GOAL OF THE EXERCISE:
Skip the pictures. Repeat everything else in the records word for word.

Entries with chart source code
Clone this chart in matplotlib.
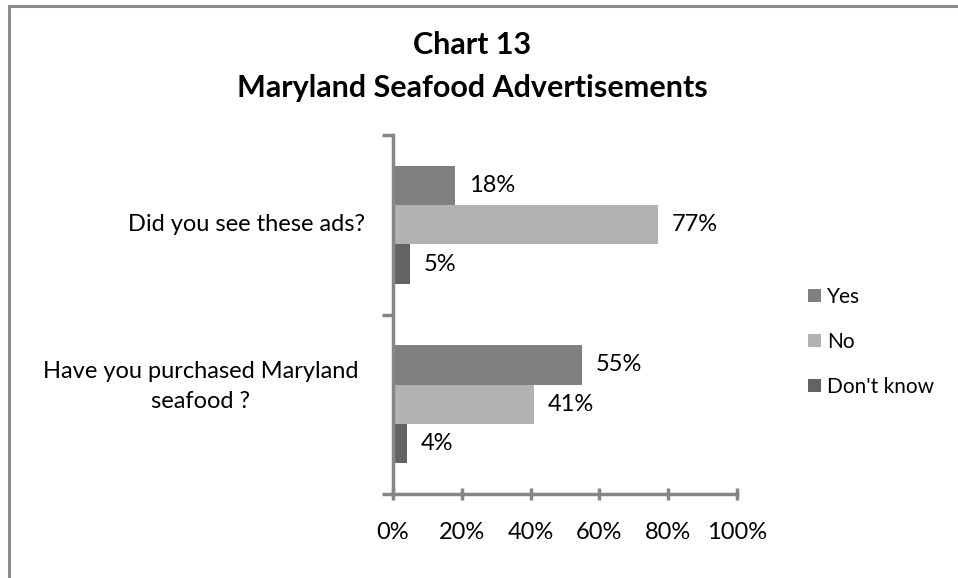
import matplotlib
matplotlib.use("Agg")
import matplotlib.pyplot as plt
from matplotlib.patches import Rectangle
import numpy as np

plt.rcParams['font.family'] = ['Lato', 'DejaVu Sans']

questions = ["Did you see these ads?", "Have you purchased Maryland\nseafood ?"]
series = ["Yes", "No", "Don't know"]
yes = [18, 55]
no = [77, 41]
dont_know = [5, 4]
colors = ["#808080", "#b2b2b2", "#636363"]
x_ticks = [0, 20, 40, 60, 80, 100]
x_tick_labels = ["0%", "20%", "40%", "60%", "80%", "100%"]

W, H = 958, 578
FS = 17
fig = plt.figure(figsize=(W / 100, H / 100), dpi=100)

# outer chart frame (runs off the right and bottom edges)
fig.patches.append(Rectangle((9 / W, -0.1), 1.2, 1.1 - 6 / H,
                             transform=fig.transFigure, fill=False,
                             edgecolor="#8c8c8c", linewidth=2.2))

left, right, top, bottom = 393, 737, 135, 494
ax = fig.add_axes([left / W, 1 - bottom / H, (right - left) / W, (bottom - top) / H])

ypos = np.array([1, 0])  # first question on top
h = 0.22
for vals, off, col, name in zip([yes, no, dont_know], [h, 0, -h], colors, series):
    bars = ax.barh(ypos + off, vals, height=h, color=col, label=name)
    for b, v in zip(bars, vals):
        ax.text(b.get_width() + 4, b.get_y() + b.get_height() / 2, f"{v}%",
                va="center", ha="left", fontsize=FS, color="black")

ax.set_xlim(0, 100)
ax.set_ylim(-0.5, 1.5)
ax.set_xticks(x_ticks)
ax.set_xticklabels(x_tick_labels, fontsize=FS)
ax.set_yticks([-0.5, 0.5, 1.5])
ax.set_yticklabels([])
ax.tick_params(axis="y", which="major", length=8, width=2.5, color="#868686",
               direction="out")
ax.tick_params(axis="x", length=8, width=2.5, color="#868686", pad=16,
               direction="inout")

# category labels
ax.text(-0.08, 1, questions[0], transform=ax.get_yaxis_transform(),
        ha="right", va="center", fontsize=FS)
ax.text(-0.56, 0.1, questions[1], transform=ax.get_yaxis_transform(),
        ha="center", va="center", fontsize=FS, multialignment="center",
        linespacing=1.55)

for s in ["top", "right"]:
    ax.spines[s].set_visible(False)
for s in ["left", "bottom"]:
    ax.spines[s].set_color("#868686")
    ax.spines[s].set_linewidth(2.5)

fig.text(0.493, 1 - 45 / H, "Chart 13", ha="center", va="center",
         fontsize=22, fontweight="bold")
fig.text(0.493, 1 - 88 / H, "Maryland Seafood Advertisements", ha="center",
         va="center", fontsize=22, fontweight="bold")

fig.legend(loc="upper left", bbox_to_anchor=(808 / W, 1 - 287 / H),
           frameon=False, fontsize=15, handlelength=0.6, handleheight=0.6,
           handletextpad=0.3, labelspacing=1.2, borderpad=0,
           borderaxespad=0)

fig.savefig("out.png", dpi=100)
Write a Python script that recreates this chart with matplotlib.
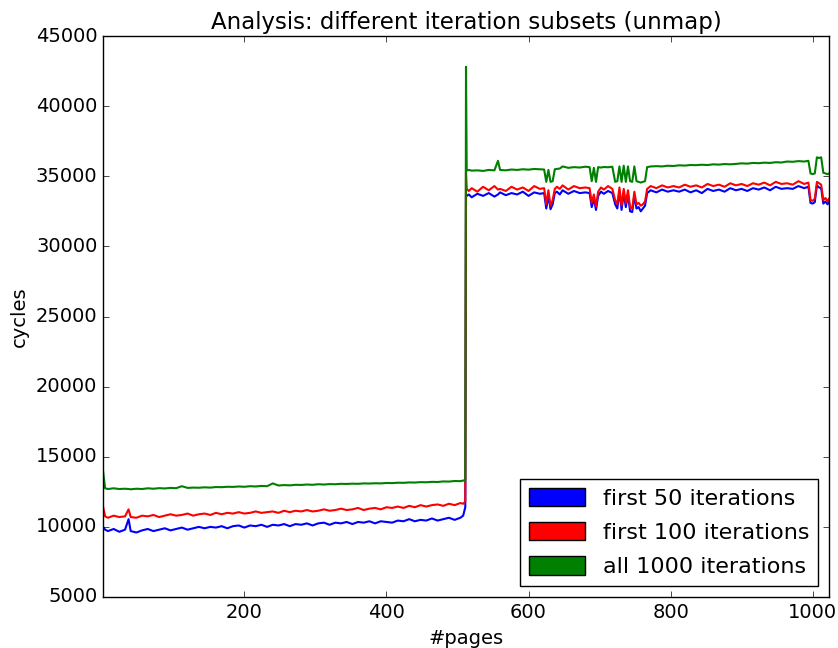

WRITTEN SOLUTION:
Clone this chart in matplotlib.
import matplotlib
matplotlib.use("Agg")
import matplotlib.pyplot as plt
from matplotlib.patches import Rectangle
import numpy as np

plt.rcParams['font.family'] = ['Lato', 'DejaVu Sans']

questions = ["Did you see these ads?", "Have you purchased Maryland\nseafood ?"]
series = ["Yes", "No", "Don't know"]
yes = [18, 55]
no = [77, 41]
dont_know = [5, 4]
colors = ["#808080", "#b2b2b2", "#636363"]
x_ticks = [0, 20, 40, 60, 80, 100]
x_tick_labels = ["0%", "20%", "40%", "60%", "80%", "100%"]

W, H = 958, 578
FS = 17
fig = plt.figure(figsize=(W / 100, H / 100), dpi=100)

# outer chart frame (runs off the right and bottom edges)
fig.patches.append(Rectangle((9 / W, -0.1), 1.2, 1.1 - 6 / H,
                             transform=fig.transFigure, fill=False,
                             edgecolor="#8c8c8c", linewidth=2.2))

left, right, top, bottom = 393, 737, 135, 494
ax = fig.add_axes([left / W, 1 - bottom / H, (right - left) / W, (bottom - top) / H])

ypos = np.array([1, 0])  # first question on top
h = 0.22
for vals, off, col, name in zip([yes, no, dont_know], [h, 0, -h], colors, series):
    bars = ax.barh(ypos + off, vals, height=h, color=col, label=name)
    for b, v in zip(bars, vals):
        ax.text(b.get_width() + 4, b.get_y() + b.get_height() / 2, f"{v}%",
                va="center", ha="left", fontsize=FS, color="black")

ax.set_xlim(0, 100)
ax.set_ylim(-0.5, 1.5)
ax.set_xticks(x_ticks)
ax.set_xticklabels(x_tick_labels, fontsize=FS)
ax.set_yticks([-0.5, 0.5, 1.5])
ax.set_yticklabels([])
ax.tick_params(axis="y", which="major", length=8, width=2.5, color="#868686",
               direction="out")
ax.tick_params(axis="x", length=8, width=2.5, color="#868686", pad=16,
               direction="inout")

# category labels
ax.text(-0.08, 1, questions[0], transform=ax.get_yaxis_transform(),
        ha="right", va="center", fontsize=FS)
ax.text(-0.56, 0.1, questions[1], transform=ax.get_yaxis_transform(),
        ha="center", va="center", fontsize=FS, multialignment="center",
        linespacing=1.55)

for s in ["top", "right"]:
    ax.spines[s].set_visible(False)
for s in ["left", "bottom"]:
    ax.spines[s].set_color("#868686")
    ax.spines[s].set_linewidth(2.5)

fig.text(0.493, 1 - 45 / H, "Chart 13", ha="center", va="center",
         fontsize=22, fontweight="bold")
fig.text(0.493, 1 - 88 / H, "Maryland Seafood Advertisements", ha="center",
         va="center", fontsize=22, fontweight="bold")

fig.legend(loc="upper left", bbox_to_anchor=(808 / W, 1 - 287 / H),
           frameon=False, fontsize=15, handlelength=0.6, handleheight=0.6,
           handletextpad=0.3, labelspacing=1.2, borderpad=0,
           borderaxespad=0)

fig.savefig("out.png", dpi=100)
Write a Python script that recreates this chart with matplotlib.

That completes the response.